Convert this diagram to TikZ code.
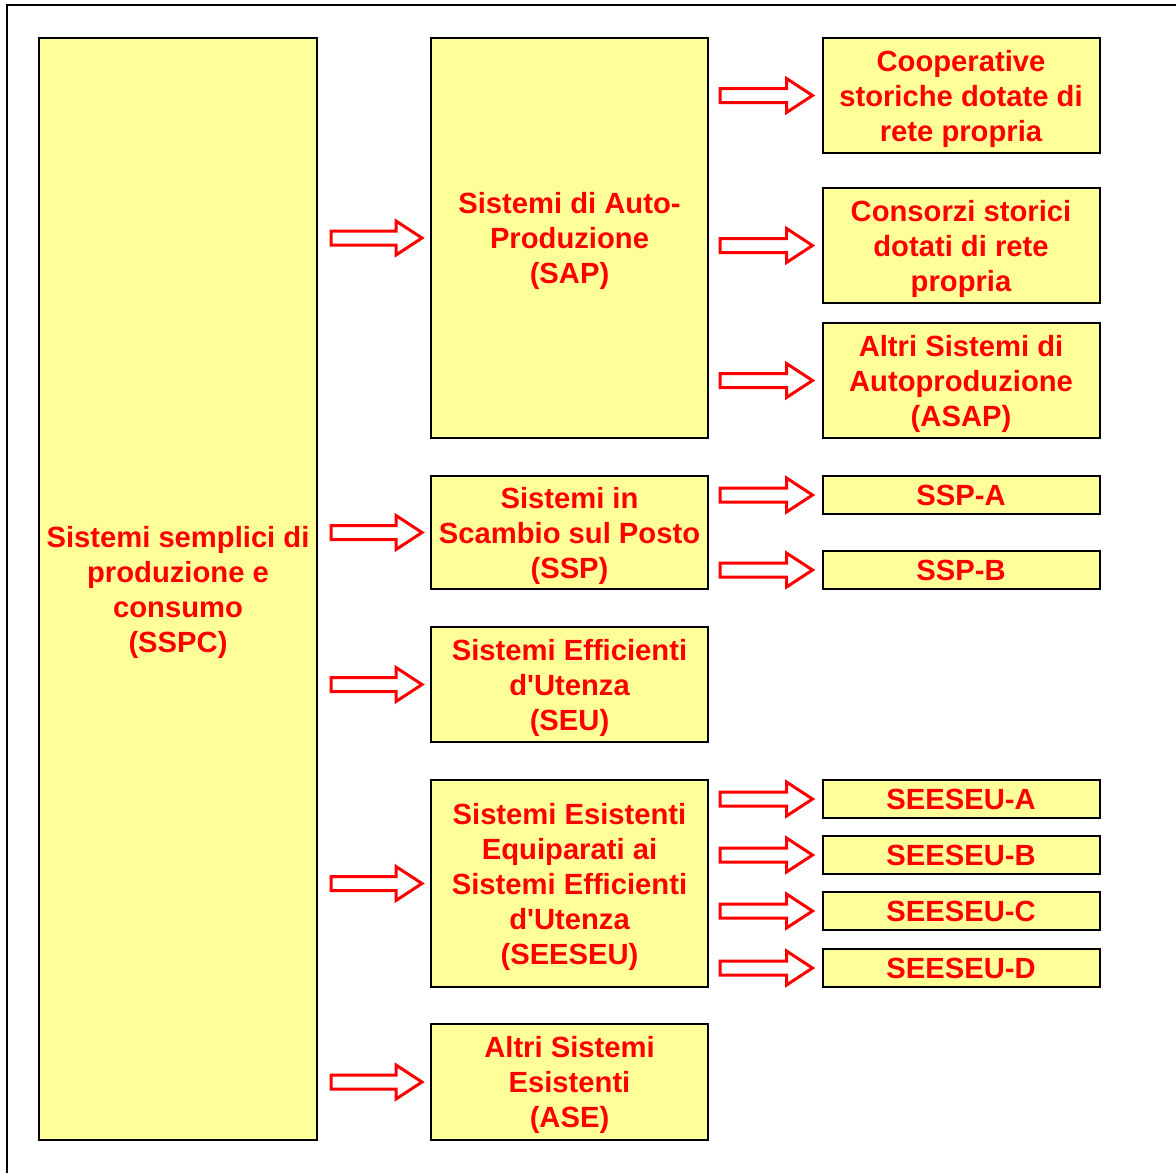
\documentclass[tikz,border=0pt]{standalone}
\usepackage{fontspec}
\setmainfont{Liberation Sans}
\usetikzlibrary{calc}

\definecolor{boxyellow}{RGB}{255,255,153}

\tikzset{
  box/.style={draw=black, line width=1pt, fill=boxyellow, text=red,
    align=center, inner sep=2pt, minimum width=138.5pt,
    font=\fontsize{14.6}{17.5}\selectfont\bfseries},
  multibox/.style={box, text depth=-1pt},
  fatarrow/.style={draw=red, line width=1.5pt, fill=white, line join=miter,
    to path={let \p1=(\tikztostart), \p2=(\tikztotarget) in
      (\x1,\y2+3.5pt) -- (\x2-13pt,\y2+3.5pt) -- (\x2-13pt,\y2+8.5pt)
      -- (\x2,\y2) -- (\x2-13pt,\y2-8.5pt) -- (\x2-13pt,\y2-3.5pt)
      -- (\x1,\y2-3.5pt) -- cycle}}
}

\begin{document}
\begin{tikzpicture}[x=0.5pt, y=-0.5pt]
      \useasboundingbox (0,0) rectangle (1176,1173);
      \draw[line width=1pt] (7,1173) -- (7,5) -- (1176,5);
      % left and middle column
      \node[multibox, minimum width=139pt, minimum height=551pt] (sspc) at (178,589)
        {Sistemi semplici di\\produzione e\\consumo\\(SSPC)};
      \node[multibox, minimum height=200pt] (sap) at (569.5,238)
        {Sistemi di Auto-\\Produzione\\(SAP)};
      \node[multibox, minimum height=56.5pt] (ssp) at (569.5,532.5)
        {Sistemi in\\Scambio sul Posto\\(SSP)};
      \node[multibox, minimum height=57.5pt] (seu) at (569.5,684.5)
        {Sistemi Efficienti\\d\textquotesingle Utenza\\(SEU)};
      \node[multibox, minimum height=103.5pt] (seeseu) at (569.5,883.5)
        {Sistemi Esistenti\\Equiparati ai\\Sistemi Efficienti\\d\textquotesingle Utenza\\(SEESEU)};
      \node[multibox, minimum height=58pt] (ase) at (569.5,1082)
        {Altri Sistemi\\Esistenti\\(ASE)};
      % right column
      \node[multibox, minimum height=57.5pt] (coop) at (961,95.5)
        {Cooperative\\storiche dotate di\\rete propria};
      \node[multibox, minimum height=57.5pt] (cons) at (961,245.5)
        {Consorzi storici\\dotati di rete\\propria};
      \node[multibox, minimum height=57.5pt] (asap) at (961,380.5)
        {Altri Sistemi di\\Autoproduzione\\(ASAP)};
      \node[box, minimum height=19pt] (sspa) at (961,495) {SSP-A};
      \node[box, minimum height=19pt] (sspb) at (961,570) {SSP-B};
      \node[box, minimum height=19pt] (sesa) at (961,799) {SEESEU-A};
      \node[box, minimum height=19pt] (sesb) at (961,855) {SEESEU-B};
      \node[box, minimum height=19pt] (sesc) at (961,911) {SEESEU-C};
      \node[box, minimum height=19pt] (sesd) at (961,968) {SEESEU-D};
      \begin{scope}[fatarrow]
        \draw ([xshift=6.5pt]sspc.east) to ([xshift=-4pt]sap.west);
        \draw ([xshift=6.5pt]sspc.east) to ([xshift=-4pt]ssp.west);
        \draw ([xshift=6.5pt]sspc.east) to ([xshift=-4pt]seu.west);
        \draw ([xshift=6.5pt]sspc.east) to ([xshift=-4pt]seeseu.west);
        \draw ([xshift=6.5pt]sspc.east) to ([xshift=-4pt]ase.west);
        \draw ([xshift=5.5pt]sap.east) to ([xshift=-4.5pt]coop.west);
        \draw ([xshift=5.5pt]sap.east) to ([xshift=-4.5pt]cons.west);
        \draw ([xshift=5.5pt]sap.east) to ([xshift=-4.5pt]asap.west);
        \draw ([xshift=5.5pt]ssp.east) to ([xshift=-4.5pt]sspa.west);
        \draw ([xshift=5.5pt]ssp.east) to ([xshift=-4.5pt]sspb.west);
        \draw ([xshift=5.5pt]seeseu.east) to ([xshift=-4.5pt]sesa.west);
        \draw ([xshift=5.5pt]seeseu.east) to ([xshift=-4.5pt]sesb.west);
        \draw ([xshift=5.5pt]seeseu.east) to ([xshift=-4.5pt]sesc.west);
        \draw ([xshift=5.5pt]seeseu.east) to ([xshift=-4.5pt]sesd.west);
      \end{scope}
    \end{tikzpicture}
\end{document}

_Exercise description_: Output the lines above in full and exactly as given, omitting any pictures.

_Solved exercise_:
Convert this diagram to TikZ code.
\documentclass[tikz,border=0pt]{standalone}
\usepackage{fontspec}
\setmainfont{Liberation Sans}
\usetikzlibrary{calc}

\definecolor{boxyellow}{RGB}{255,255,153}

\tikzset{
  box/.style={draw=black, line width=1pt, fill=boxyellow, text=red,
    align=center, inner sep=2pt, minimum width=138.5pt,
    font=\fontsize{14.6}{17.5}\selectfont\bfseries},
  multibox/.style={box, text depth=-1pt},
  fatarrow/.style={draw=red, line width=1.5pt, fill=white, line join=miter,
    to path={let \p1=(\tikztostart), \p2=(\tikztotarget) in
      (\x1,\y2+3.5pt) -- (\x2-13pt,\y2+3.5pt) -- (\x2-13pt,\y2+8.5pt)
      -- (\x2,\y2) -- (\x2-13pt,\y2-8.5pt) -- (\x2-13pt,\y2-3.5pt)
      -- (\x1,\y2-3.5pt) -- cycle}}
}

\begin{document}
\begin{tikzpicture}[x=0.5pt, y=-0.5pt]
      \useasboundingbox (0,0) rectangle (1176,1173);
      \draw[line width=1pt] (7,1173) -- (7,5) -- (1176,5);
      % left and middle column
      \node[multibox, minimum width=139pt, minimum height=551pt] (sspc) at (178,589)
        {Sistemi semplici di\\produzione e\\consumo\\(SSPC)};
      \node[multibox, minimum height=200pt] (sap) at (569.5,238)
        {Sistemi di Auto-\\Produzione\\(SAP)};
      \node[multibox, minimum height=56.5pt] (ssp) at (569.5,532.5)
        {Sistemi in\\Scambio sul Posto\\(SSP)};
      \node[multibox, minimum height=57.5pt] (seu) at (569.5,684.5)
        {Sistemi Efficienti\\d\textquotesingle Utenza\\(SEU)};
      \node[multibox, minimum height=103.5pt] (seeseu) at (569.5,883.5)
        {Sistemi Esistenti\\Equiparati ai\\Sistemi Efficienti\\d\textquotesingle Utenza\\(SEESEU)};
      \node[multibox, minimum height=58pt] (ase) at (569.5,1082)
        {Altri Sistemi\\Esistenti\\(ASE)};
      % right column
      \node[multibox, minimum height=57.5pt] (coop) at (961,95.5)
        {Cooperative\\storiche dotate di\\rete propria};
      \node[multibox, minimum height=57.5pt] (cons) at (961,245.5)
        {Consorzi storici\\dotati di rete\\propria};
      \node[multibox, minimum height=57.5pt] (asap) at (961,380.5)
        {Altri Sistemi di\\Autoproduzione\\(ASAP)};
      \node[box, minimum height=19pt] (sspa) at (961,495) {SSP-A};
      \node[box, minimum height=19pt] (sspb) at (961,570) {SSP-B};
      \node[box, minimum height=19pt] (sesa) at (961,799) {SEESEU-A};
      \node[box, minimum height=19pt] (sesb) at (961,855) {SEESEU-B};
      \node[box, minimum height=19pt] (sesc) at (961,911) {SEESEU-C};
      \node[box, minimum height=19pt] (sesd) at (961,968) {SEESEU-D};
      \begin{scope}[fatarrow]
        \draw ([xshift=6.5pt]sspc.east) to ([xshift=-4pt]sap.west);
        \draw ([xshift=6.5pt]sspc.east) to ([xshift=-4pt]ssp.west);
        \draw ([xshift=6.5pt]sspc.east) to ([xshift=-4pt]seu.west);
        \draw ([xshift=6.5pt]sspc.east) to ([xshift=-4pt]seeseu.west);
        \draw ([xshift=6.5pt]sspc.east) to ([xshift=-4pt]ase.west);
        \draw ([xshift=5.5pt]sap.east) to ([xshift=-4.5pt]coop.west);
        \draw ([xshift=5.5pt]sap.east) to ([xshift=-4.5pt]cons.west);
        \draw ([xshift=5.5pt]sap.east) to ([xshift=-4.5pt]asap.west);
        \draw ([xshift=5.5pt]ssp.east) to ([xshift=-4.5pt]sspa.west);
        \draw ([xshift=5.5pt]ssp.east) to ([xshift=-4.5pt]sspb.west);
        \draw ([xshift=5.5pt]seeseu.east) to ([xshift=-4.5pt]sesa.west);
        \draw ([xshift=5.5pt]seeseu.east) to ([xshift=-4.5pt]sesb.west);
        \draw ([xshift=5.5pt]seeseu.east) to ([xshift=-4.5pt]sesc.west);
        \draw ([xshift=5.5pt]seeseu.east) to ([xshift=-4.5pt]sesd.west);
      \end{scope}
    \end{tikzpicture}
\end{document}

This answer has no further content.